## Work instructions:
Exact reproduction of the data is required, with images excluded.

## Source data:

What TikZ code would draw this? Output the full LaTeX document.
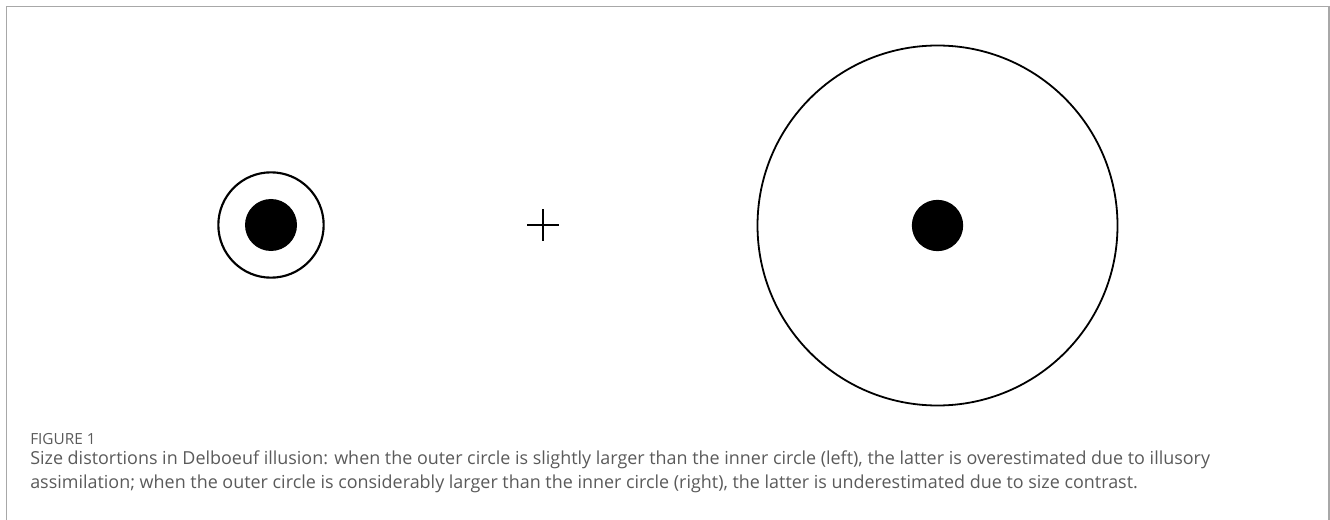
\documentclass[tikz,border=0pt]{standalone}
\usepackage{fontspec}
\setmainfont{Open Sans}
\definecolor{framegray}{HTML}{A8A8A8}
\definecolor{captiongray}{HTML}{5A5A5A}
\tikzset{
  ring/.style={circle, draw=black, fill=none, inner sep=0pt},
  disk/.style={circle, fill=black, inner sep=0pt},
  capline/.style={anchor=base west, inner sep=0pt, text=captiongray, font=\fontsize{13.45}{16}\selectfont},
}
\begin{document}
\begin{tikzpicture}[x=0.75pt, y=-0.75pt]
  \useasboundingbox (0,0) rectangle (1330,520);
  % Frame
  \draw[framegray, line width=1.1pt] (6.5,520) -- (6.5,6.5) -- (1329,6.5) -- (1329,520);
  % Left figure
  \node[ring, line width=1.6pt, minimum size=79pt] (smallring) at (271,225) {};
  \node[disk, minimum size=39pt] (leftdot) at (271,225) {};
  % Fixation cross
  \coordinate (fix) at (543,225);
  \draw[line width=1.3pt] ([xshift=-12pt]fix) -- ([xshift=12pt]fix);
  \draw[line width=1.3pt] ([yshift=-12pt]fix) -- ([yshift=12pt]fix);
  % Right figure
  \node[ring, line width=1.35pt, minimum size=270pt] (bigring) at (937.5,225.5) {};
  \node[disk, minimum size=38.5pt] (rightdot) at (937.5,225.5) {};
  % Caption
  \node[capline, font=\fontsize{11.5}{13}\selectfont] (figlabel) at (30,444) {FIGURE 1};
  \node[capline] (capone) at (30,464) {Size distortions in Delboeuf illusion: when the outer circle is slightly larger than the inner circle (left), the latter is overestimated due to illusory};
  \node[capline] (captwo) at (30,488) {assimilation; when the outer circle is considerably larger than the inner circle (right), the latter is underestimated due to size contrast.};
\end{tikzpicture}
\end{document}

## Written response:
What TikZ code would draw this? Output the full LaTeX document.
\documentclass[tikz,border=0pt]{standalone}
\usepackage{fontspec}
\setmainfont{Open Sans}
\definecolor{framegray}{HTML}{A8A8A8}
\definecolor{captiongray}{HTML}{5A5A5A}
\tikzset{
  ring/.style={circle, draw=black, fill=none, inner sep=0pt},
  disk/.style={circle, fill=black, inner sep=0pt},
  capline/.style={anchor=base west, inner sep=0pt, text=captiongray, font=\fontsize{13.45}{16}\selectfont},
}
\begin{document}
\begin{tikzpicture}[x=0.75pt, y=-0.75pt]
  \useasboundingbox (0,0) rectangle (1330,520);
  % Frame
  \draw[framegray, line width=1.1pt] (6.5,520) -- (6.5,6.5) -- (1329,6.5) -- (1329,520);
  % Left figure
  \node[ring, line width=1.6pt, minimum size=79pt] (smallring) at (271,225) {};
  \node[disk, minimum size=39pt] (leftdot) at (271,225) {};
  % Fixation cross
  \coordinate (fix) at (543,225);
  \draw[line width=1.3pt] ([xshift=-12pt]fix) -- ([xshift=12pt]fix);
  \draw[line width=1.3pt] ([yshift=-12pt]fix) -- ([yshift=12pt]fix);
  % Right figure
  \node[ring, line width=1.35pt, minimum size=270pt] (bigring) at (937.5,225.5) {};
  \node[disk, minimum size=38.5pt] (rightdot) at (937.5,225.5) {};
  % Caption
  \node[capline, font=\fontsize{11.5}{13}\selectfont] (figlabel) at (30,444) {FIGURE 1};
  \node[capline] (capone) at (30,464) {Size distortions in Delboeuf illusion: when the outer circle is slightly larger than the inner circle (left), the latter is overestimated due to illusory};
  \node[capline] (captwo) at (30,488) {assimilation; when the outer circle is considerably larger than the inner circle (right), the latter is underestimated due to size contrast.};
\end{tikzpicture}
\end{document}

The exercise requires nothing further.